More thoughts on improvisation
Let your emotions fill you from the inside and radiance out, let it be a fuel that fills you from top to toe. The energy and feeling is like a horse – don’t hold it too tight because that will restrict where it will take you, however don’t let it go amok by itself without having any control of it. Keep the energy inside you and reveal it without throwing it away.
- How do we proceed in an improvisation?
- 1. Change abruptly/contrasting. 2. Change gradually. 3. Stay with what you are in.
- Tools – vocal, pitching, actions, timing, space – how does different external tools affect the meaning of what we are doing?
- Spontaneity – just let things happen, get carried away by what you are doing
- Imaginative vocal and physical narration
- Do not talk about your partner or about the audience – never say “you”.
- Only speak in 1st or 3rd person.
- Never be in charge of your partner. Do not direct them or try to change them.
- Do not be beholden by your partner. They are then narrowing down your choices.
- Narrating about your true life or from imagination?
- Imagination is more interesting than true life. You have already experienced your real situations but you have never experienced your spontaneous imagination before.
- We don’t invite reality but everything you say and think will always be a true story about yourself.
- You cannot have secrets about yourself that you don’t want to be revealed on stage because everything you do is always a part of you.
- Your partner is always perfect.
- Your partner does always right therefore you shall always be able to react to what your partner gives you.
- You have to be so open and responsive that you get affected by your partner even though they are not open.
- “Take what you get – not what you want”
- The blank paper – imagination can never peer out.
- When the blank paper shows up in your mind – embrace it. A blank paper you can fill with anything, it has more opportunities than you can ever imagine. If you fill it with “not knowing” that is when you have fallen into a trap. Fill it with the first thing that comes into your mind.
- We need to find calmness and stillness in our creation, which the blank paper allows.

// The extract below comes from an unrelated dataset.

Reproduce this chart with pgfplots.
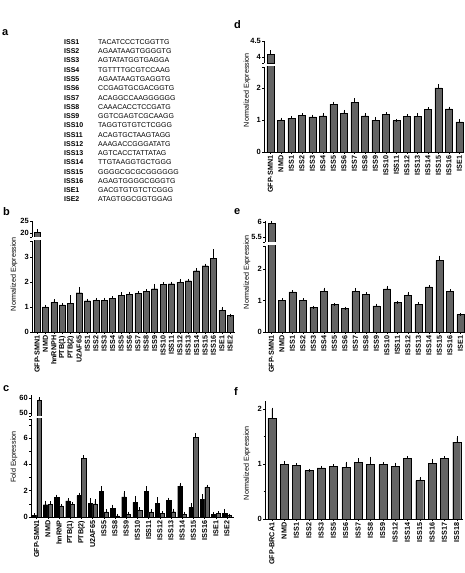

What prevents us from getting in contact with our imagination is when we get in contact with our anxiety; with our concern about the content.
- Never think in negatives – never tell yourself “not”
- If you have an image do not tell yourself not to have that image even though it is not perfect – just go with it.
- Practice the way you want to be. Do not go slower or different in order to succeed and build it up slowly. Practice what you want and fail over and over again until you have it.
- There is no point to be an artist if you cannot laugh at yourself when you fail.
- It is about making yourself available to your creativity – you are a vast of resources and images which you just have to allow to show up.
- You cannot live in a cave without looking out , experience life, everything you experience is to your advantage.